For a sample `x`, the network outputs logits $z ∈ ℝ^{10}$. The **softmax** turns logits into probabilities:
$$
p_k = \frac{e^{z_k}}{\sum_{j=1}^{10} e^{z_j}}
$$
But in PyTorch, **you should not apply softmax before the loss** if you use `CrossEntropyLoss`.

> **PyTorch note**: `nn.CrossEntropyLoss(logits, y)` internally does `log_softmax` + `NLLLoss`. Give it **raw logits** and integer labels `y`.

---

## 4) Loss: Multi-class cross-entropy

For a single example with true class `y`, the cross-entropy loss is:
$$
\mathcal{L} = -\log p_y
$$
Averaged over the batch, this encourages the model to put high probability mass on the true class.

**Useful gradient fact** (with softmax + cross-entropy):
$$
\frac{\partial \mathcal{L}}{\partial z_k} = p_k - \mathbb{1}[k=y]
$$
i.e., the gradient on the logits is simply **(predicted prob − one-hot target)**.

---

## 5) Optimization: Gradient descent & Adam

Training iteratively improves parameters by following the negative gradient of the loss:
$$
\theta \leftarrow \theta - \eta \, \nabla_\theta \mathbb{E}_{(x,y)}[\mathcal{L}(f_\theta(x), y)]
$$

- **Mini-batches**: use `DataLoader` to estimate gradients on small batches (e.g., 32 samples) → faster, smoother updates.
- **Adam optimizer**: an adaptive variant of SGD that maintains running estimates of first/second moments of gradients.
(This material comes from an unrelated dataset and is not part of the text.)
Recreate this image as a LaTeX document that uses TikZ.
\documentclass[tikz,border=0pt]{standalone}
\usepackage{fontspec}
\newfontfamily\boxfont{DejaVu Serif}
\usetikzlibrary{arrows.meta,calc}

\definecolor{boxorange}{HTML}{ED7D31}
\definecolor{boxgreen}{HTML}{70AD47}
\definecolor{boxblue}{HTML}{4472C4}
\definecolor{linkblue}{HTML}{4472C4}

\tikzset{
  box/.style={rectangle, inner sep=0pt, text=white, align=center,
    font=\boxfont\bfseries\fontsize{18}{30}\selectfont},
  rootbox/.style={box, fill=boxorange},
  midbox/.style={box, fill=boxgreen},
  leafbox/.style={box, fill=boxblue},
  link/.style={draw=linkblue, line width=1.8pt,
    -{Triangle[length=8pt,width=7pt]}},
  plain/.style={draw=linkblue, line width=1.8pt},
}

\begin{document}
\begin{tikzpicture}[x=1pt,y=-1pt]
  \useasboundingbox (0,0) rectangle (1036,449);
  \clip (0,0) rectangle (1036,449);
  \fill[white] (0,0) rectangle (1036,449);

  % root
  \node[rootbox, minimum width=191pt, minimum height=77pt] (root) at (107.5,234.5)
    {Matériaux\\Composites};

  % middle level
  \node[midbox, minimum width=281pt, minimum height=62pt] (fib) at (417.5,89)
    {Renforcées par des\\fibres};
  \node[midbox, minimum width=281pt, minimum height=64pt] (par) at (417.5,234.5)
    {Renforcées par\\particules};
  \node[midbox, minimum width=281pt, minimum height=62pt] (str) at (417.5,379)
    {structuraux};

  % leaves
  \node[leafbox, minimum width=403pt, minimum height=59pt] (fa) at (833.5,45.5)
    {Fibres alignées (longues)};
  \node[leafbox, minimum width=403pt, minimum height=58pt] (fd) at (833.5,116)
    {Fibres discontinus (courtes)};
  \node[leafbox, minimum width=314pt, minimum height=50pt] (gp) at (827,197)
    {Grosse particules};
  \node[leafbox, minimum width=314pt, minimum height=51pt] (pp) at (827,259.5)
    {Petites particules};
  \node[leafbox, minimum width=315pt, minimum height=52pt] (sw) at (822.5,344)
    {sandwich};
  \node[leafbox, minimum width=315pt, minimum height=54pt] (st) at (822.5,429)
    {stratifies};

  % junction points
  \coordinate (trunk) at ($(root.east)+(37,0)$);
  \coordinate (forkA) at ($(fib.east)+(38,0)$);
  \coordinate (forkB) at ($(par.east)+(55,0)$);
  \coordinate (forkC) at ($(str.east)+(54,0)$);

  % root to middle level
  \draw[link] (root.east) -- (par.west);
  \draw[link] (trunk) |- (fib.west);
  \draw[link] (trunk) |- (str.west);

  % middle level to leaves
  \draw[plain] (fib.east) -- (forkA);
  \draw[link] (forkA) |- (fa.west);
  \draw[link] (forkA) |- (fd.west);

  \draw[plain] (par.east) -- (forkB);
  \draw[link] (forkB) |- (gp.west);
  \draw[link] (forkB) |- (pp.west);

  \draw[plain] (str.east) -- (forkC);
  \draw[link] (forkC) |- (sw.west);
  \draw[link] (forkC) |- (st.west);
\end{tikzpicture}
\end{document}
Typical start: `lr=1e-3`.

> **Epoch** = one full pass over the training set. Accuracy typically improves over multiple epochs.

---

## 6) Data preprocessing

- **`ToTensor()`** scales pixel values from `[0,255]` to `[0,1]`.
- **Normalization (recommended)**:
  $$
  x \leftarrow \frac{x - 0.1307}{0.3081}
  $$
  These are standard MNIST mean/std. Normalization can stabilize and speed convergence.

---

## 7) Evaluation: from logits to predictions

- **Predicted class**: $ŷ = argmax_k z_k$ (or `argmax` over probabilities; both equivalent).
- **Accuracy**:
  $$
  \text{acc} = \frac{\#\{i : \hat{y}_i = y_i\}}{N}
  $$
- **Confusion matrix (optional)**: shows which digits the model confuses (e.g., 4 vs 9).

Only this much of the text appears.